Alternatively, epoxy can be applied to seal a concrete slab, before setting a safe in place.

Additional Countermeasures Against Moisture

Aside from elevating a gun safe above the concrete floor on which it rests, additional moisture-reducing countermeasures can be taken. All measures of this type are aimed at stifling the production of water that comes as the natural byproduct of condensation.

In order to accomplish such goals, many gun owners place desiccant cartridges within their gun safes. Desiccant naturally absorbs any airborne water molecules that are present within a confined space.

The use of such products has proven effective at keeping rust and other types of corrosion at bay.

A Golden Rod can also be used to prevent moisture from accumulating within a gun safe. This device slightly warms the air inside of a gun safe, thereby halting the natural heating and cooling process that occurs in any enclosed space.

This prevents water-producing condensation from occurring.

Most recently, a significant number of consumers have begun employing the use of electric dehumidifiers to keep their gun safes free of moisture.
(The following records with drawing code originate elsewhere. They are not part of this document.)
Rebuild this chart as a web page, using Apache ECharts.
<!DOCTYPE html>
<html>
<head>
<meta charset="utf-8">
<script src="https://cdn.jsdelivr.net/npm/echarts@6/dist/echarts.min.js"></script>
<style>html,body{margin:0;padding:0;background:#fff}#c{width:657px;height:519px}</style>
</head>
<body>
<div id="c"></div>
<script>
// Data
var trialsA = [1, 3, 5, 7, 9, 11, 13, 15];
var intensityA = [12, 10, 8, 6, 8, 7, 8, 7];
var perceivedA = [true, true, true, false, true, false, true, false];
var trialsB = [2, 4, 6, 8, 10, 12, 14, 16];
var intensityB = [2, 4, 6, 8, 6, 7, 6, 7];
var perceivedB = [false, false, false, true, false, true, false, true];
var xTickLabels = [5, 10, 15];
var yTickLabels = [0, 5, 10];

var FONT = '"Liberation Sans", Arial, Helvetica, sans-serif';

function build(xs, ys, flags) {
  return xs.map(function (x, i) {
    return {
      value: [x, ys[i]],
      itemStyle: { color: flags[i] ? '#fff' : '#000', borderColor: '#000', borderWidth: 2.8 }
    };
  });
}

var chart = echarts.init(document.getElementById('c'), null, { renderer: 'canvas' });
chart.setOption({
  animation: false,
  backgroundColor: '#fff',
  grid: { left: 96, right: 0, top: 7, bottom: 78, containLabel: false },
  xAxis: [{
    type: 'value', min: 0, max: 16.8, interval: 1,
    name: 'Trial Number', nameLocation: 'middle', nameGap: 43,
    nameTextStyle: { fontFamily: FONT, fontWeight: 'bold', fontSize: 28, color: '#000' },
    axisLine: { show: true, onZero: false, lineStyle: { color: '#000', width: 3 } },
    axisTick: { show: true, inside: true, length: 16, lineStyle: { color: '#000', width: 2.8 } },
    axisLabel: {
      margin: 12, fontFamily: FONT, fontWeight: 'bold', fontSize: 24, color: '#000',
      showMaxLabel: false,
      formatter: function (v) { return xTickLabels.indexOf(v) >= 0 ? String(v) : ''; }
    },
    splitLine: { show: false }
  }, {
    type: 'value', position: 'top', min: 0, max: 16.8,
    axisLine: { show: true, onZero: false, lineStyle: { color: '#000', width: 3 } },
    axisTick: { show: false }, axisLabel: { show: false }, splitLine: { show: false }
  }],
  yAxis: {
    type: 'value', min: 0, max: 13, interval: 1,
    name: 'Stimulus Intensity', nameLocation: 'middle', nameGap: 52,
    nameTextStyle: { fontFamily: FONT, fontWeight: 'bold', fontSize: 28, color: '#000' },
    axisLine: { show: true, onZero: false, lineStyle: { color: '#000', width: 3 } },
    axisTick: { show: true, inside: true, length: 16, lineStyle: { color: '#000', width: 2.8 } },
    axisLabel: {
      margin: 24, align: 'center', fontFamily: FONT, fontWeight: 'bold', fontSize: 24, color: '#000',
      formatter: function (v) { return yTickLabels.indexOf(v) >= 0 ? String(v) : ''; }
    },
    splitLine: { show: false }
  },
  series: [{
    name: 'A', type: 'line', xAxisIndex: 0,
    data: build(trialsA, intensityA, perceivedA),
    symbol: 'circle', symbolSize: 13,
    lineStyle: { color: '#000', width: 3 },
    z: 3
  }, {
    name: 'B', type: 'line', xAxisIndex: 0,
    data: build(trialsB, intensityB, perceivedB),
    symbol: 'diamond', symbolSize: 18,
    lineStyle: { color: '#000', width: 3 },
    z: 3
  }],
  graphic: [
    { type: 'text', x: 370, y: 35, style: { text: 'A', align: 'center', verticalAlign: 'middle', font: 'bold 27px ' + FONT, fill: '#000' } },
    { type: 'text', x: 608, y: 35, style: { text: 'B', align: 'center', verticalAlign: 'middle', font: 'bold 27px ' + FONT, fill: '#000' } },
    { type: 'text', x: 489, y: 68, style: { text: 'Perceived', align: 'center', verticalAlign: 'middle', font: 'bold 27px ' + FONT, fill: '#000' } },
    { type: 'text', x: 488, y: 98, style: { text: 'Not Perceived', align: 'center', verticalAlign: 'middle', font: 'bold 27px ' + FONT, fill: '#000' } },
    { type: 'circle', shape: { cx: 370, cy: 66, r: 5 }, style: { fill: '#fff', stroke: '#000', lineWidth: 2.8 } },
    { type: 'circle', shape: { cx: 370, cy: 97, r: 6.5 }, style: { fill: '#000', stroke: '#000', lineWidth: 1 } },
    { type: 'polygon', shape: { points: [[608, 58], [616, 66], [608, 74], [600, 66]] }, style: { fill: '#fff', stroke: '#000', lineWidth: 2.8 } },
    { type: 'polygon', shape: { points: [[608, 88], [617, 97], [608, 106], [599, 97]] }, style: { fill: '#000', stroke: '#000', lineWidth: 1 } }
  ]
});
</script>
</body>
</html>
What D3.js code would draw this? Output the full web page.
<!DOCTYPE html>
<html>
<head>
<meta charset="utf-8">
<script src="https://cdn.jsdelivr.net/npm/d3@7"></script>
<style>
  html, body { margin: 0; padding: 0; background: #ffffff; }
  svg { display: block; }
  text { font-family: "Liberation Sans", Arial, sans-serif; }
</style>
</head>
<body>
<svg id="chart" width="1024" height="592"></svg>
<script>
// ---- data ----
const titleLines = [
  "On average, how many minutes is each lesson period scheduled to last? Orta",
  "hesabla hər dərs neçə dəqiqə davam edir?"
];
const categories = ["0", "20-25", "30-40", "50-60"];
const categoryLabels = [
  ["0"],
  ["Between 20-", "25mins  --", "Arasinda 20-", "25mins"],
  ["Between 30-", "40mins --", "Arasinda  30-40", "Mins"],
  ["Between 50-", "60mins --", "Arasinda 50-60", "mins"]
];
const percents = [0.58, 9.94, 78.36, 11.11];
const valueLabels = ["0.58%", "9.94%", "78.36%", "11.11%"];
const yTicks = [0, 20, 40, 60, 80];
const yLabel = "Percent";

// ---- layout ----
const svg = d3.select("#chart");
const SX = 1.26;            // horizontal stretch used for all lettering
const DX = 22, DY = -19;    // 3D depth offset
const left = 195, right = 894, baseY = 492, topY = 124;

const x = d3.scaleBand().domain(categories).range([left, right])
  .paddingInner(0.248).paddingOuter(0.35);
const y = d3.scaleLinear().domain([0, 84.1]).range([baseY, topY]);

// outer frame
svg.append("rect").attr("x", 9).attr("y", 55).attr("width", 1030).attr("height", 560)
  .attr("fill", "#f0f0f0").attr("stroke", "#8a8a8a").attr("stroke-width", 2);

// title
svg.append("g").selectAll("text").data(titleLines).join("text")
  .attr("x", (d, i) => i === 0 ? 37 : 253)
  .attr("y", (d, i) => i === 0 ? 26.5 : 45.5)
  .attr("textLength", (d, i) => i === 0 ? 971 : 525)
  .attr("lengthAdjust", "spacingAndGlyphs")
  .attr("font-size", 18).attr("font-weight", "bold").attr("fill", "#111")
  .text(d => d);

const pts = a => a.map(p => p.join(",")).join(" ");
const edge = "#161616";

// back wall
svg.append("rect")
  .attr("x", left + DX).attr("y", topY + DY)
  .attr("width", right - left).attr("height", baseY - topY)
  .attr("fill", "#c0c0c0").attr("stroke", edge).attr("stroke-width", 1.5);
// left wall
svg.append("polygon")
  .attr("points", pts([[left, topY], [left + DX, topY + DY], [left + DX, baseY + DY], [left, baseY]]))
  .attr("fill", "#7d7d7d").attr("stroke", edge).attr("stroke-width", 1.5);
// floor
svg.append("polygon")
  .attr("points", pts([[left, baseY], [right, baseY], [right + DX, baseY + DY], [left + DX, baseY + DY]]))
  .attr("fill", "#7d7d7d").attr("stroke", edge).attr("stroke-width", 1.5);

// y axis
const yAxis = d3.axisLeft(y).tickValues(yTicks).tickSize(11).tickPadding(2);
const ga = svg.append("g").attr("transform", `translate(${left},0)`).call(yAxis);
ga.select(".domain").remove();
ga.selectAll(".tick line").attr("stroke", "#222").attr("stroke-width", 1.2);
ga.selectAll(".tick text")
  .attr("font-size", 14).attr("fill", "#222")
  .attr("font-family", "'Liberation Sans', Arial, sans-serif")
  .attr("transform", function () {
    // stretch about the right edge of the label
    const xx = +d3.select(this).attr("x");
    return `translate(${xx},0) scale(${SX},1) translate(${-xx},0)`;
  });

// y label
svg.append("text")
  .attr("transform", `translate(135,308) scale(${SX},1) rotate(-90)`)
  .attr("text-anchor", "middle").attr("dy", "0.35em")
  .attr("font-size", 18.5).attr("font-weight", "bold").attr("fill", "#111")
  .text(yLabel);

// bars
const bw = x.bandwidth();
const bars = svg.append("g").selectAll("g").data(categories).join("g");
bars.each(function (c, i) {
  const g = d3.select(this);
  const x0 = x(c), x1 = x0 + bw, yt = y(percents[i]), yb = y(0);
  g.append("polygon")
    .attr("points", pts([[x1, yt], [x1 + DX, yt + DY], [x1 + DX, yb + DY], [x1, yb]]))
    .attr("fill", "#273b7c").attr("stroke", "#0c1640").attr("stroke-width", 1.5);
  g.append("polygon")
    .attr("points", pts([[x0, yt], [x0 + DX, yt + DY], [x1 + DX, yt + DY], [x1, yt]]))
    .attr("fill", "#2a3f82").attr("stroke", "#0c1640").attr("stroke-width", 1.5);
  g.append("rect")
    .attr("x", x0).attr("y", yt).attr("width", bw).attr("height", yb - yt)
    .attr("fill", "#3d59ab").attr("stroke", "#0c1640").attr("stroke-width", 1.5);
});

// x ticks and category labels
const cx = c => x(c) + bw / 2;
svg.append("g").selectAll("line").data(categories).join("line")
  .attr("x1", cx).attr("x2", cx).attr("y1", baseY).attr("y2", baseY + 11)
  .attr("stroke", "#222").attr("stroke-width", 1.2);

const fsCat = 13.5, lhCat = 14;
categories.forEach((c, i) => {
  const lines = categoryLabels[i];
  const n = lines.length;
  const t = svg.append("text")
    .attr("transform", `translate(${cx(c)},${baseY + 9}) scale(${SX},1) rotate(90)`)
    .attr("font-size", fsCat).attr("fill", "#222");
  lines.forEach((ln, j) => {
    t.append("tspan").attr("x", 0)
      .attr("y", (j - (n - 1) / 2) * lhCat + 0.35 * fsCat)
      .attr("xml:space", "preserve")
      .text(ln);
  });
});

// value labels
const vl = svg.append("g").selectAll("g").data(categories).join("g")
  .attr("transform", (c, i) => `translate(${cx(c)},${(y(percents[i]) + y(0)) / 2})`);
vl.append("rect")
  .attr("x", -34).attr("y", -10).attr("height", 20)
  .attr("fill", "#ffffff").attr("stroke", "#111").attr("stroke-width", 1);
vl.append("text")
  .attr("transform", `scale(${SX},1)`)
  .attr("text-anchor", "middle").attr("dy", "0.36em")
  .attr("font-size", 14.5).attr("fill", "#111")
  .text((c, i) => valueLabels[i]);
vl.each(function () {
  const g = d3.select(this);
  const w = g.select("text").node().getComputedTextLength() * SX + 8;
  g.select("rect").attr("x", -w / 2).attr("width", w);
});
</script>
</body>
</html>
Units of this nature operate in a similar fashion to the Golden Rod, yet do not feature exposed heating elements.

Instead, a safe dehumidifier takes the form of a sealed unit, with an integrated control interface. These units are most often mounted at a central location along a safe’s floor or bolted directly to a safe door.
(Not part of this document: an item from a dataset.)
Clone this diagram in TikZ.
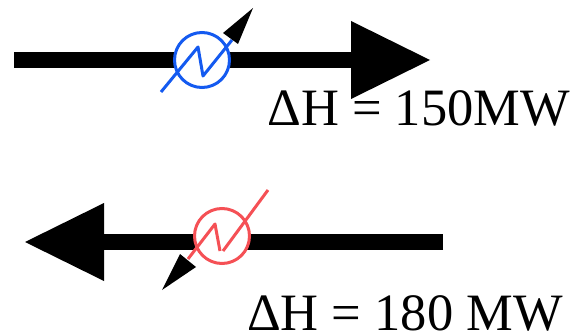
\documentclass[tikz,border=0pt]{standalone}
\usepackage{fontspec}
\setmainfont{Liberation Serif}
\definecolor{xfblue}{RGB}{20,90,240}
\definecolor{xfred}{RGB}{245,80,85}
\begin{document}
\begin{tikzpicture}[x=1pt,y=-1pt,line cap=butt,line join=miter,every node/.style={inner sep=0pt}]
  \tikzset{
    flowline/.style={line width=16,draw=black},
    flowhead/.style={fill=black,draw=none},
    xfcircle/.style={circle,draw,line width=3,fill=white,minimum size=55},
    xfline/.style={line width=3,line join=round},
    powerlabel/.style={font=\fontsize{52.5}{52.5}\selectfont,anchor=base east}
  }
  \useasboundingbox (0,0) rectangle (576,334);
  % top flow
  \coordinate (topstart) at (14,60);
  \coordinate (topneck) at (351,60);
  \draw[flowline] (topstart) -- (topneck);
  \fill[flowhead] (351,21) -- (430,60) -- (351,99) -- cycle;
  \node[xfcircle,draw=xfblue] (topxf) at (202,60) {};
  \draw[xfblue,xfline] (161,92) -- (198,47) -- (203,76) -- (232,40);
  \fill[black] (253,8) -- (223,33) -- (238,44) -- cycle;
  \node[powerlabel] (toplabel) at (570,126) {ΔH = 150MW};
  % bottom flow
  \coordinate (botstart) at (443,242);
  \coordinate (botneck) at (104,242);
  \draw[flowline] (botstart) -- (botneck);
  \fill[flowhead] (104,203) -- (25,242) -- (104,281) -- cycle;
  \node[xfcircle,draw=xfred] (botxf) at (222,236) {};
  \draw[xfred,xfline] (268,190) -- (223,251);
  \draw[xfred,xfline] (220,251) -- (215,224) -- (188,259);
  \fill[black] (162,290) -- (180,254) -- (196,267) -- cycle;
  \node[powerlabel] (botlabel) at (563,330) {ΔH = 180 MW};
\end{tikzpicture}
\end{document}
Protecting Your Investment

Even the best gun safe on the market is of little value if you do not take appropriate action to safeguard against rust and other forms of corrosion. Luckily, a gun owner’s fight against these destructive forces is easily won, with proper foresight and a bit of planning.

This includes determining whether or not to elevate your safe above ground level. 

When placing a gun safe atop a concrete slab, the use of quality buffer material is highly advised. By placing base-stock beneath a gun safe’s base, you are not only preventing the transfer of moisture but bolstering air circulation as well.

As a result, your safe, as well as its contents, will be better protected for the long haul.